Aim of the exercise
Repeat the material exactly from its first line to the line that includes "return (H - mb - p) / ph". Skip pictures.

Data extract

begin

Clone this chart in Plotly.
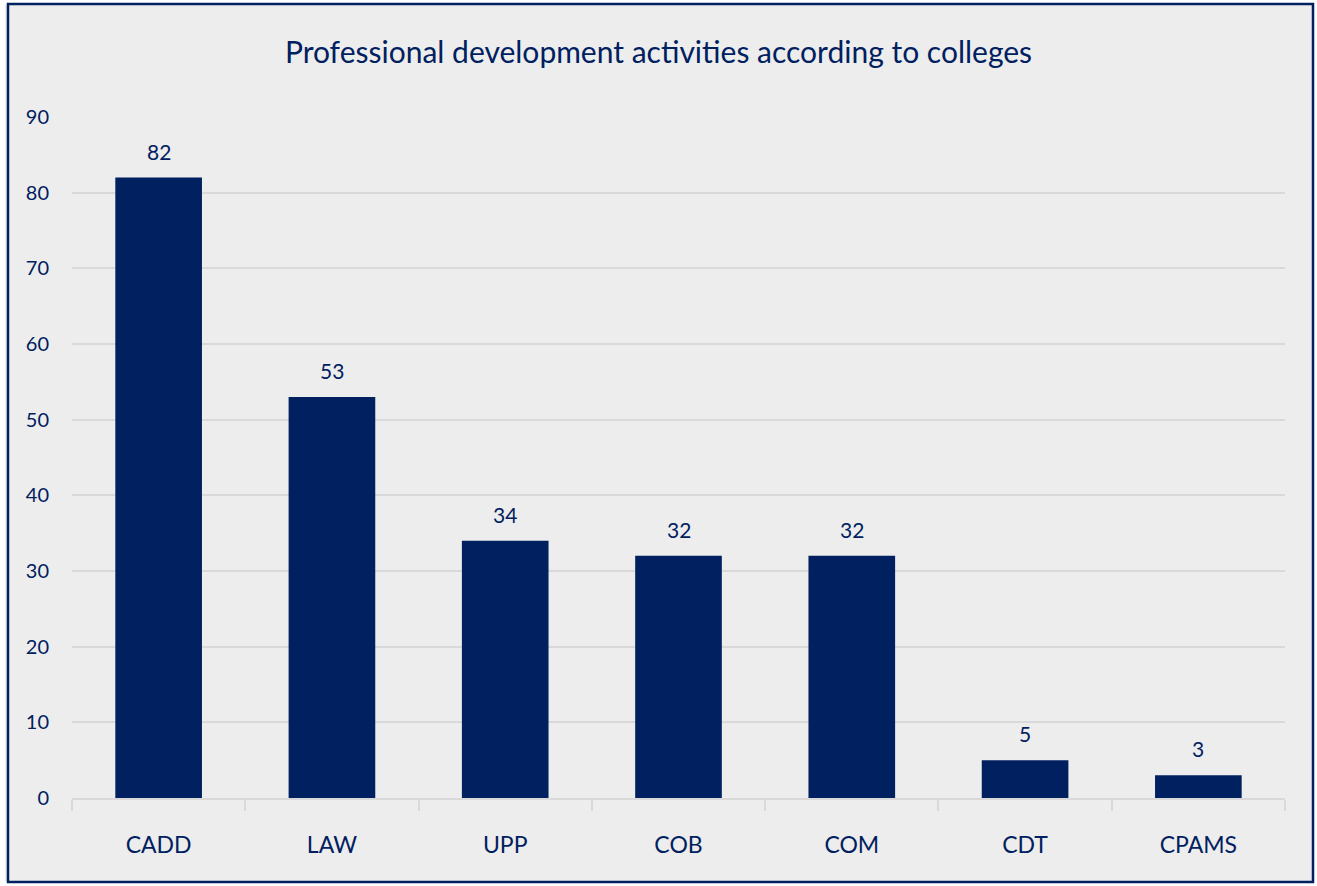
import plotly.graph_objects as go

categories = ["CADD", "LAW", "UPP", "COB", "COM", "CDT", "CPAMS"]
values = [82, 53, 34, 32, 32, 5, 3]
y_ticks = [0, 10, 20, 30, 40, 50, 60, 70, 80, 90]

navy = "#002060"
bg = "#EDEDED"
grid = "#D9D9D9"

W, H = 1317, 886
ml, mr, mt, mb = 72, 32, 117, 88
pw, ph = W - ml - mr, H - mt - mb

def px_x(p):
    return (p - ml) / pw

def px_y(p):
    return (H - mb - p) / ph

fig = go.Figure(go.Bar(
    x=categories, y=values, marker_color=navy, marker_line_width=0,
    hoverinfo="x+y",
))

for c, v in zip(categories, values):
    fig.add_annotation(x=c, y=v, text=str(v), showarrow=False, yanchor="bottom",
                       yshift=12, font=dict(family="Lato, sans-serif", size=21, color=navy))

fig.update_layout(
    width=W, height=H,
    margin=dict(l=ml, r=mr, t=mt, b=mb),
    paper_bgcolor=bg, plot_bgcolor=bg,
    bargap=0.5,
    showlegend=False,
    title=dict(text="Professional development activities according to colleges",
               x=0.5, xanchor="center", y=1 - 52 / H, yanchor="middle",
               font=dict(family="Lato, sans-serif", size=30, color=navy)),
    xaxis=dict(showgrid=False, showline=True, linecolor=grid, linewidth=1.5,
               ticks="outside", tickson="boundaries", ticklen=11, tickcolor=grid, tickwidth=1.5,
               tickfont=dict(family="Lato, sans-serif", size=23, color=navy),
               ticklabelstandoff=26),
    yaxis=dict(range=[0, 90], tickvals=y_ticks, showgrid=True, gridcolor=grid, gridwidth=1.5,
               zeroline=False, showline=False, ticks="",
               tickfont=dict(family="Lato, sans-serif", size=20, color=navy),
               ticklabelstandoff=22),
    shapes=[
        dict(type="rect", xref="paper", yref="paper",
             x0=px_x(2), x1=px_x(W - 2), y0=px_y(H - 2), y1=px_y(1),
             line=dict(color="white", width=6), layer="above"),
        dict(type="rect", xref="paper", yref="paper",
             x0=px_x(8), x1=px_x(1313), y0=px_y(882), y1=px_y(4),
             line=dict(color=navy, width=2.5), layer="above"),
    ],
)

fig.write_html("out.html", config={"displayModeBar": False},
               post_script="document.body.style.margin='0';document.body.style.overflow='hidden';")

end

Reply to the exercise
Clone this chart in Plotly.
import plotly.graph_objects as go

categories = ["CADD", "LAW", "UPP", "COB", "COM", "CDT", "CPAMS"]
values = [82, 53, 34, 32, 32, 5, 3]
y_ticks = [0, 10, 20, 30, 40, 50, 60, 70, 80, 90]

navy = "#002060"
bg = "#EDEDED"
grid = "#D9D9D9"

W, H = 1317, 886
ml, mr, mt, mb = 72, 32, 117, 88
pw, ph = W - ml - mr, H - mt - mb

def px_x(p):
    return (p - ml) / pw

def px_y(p):
    return (H - mb - p) / ph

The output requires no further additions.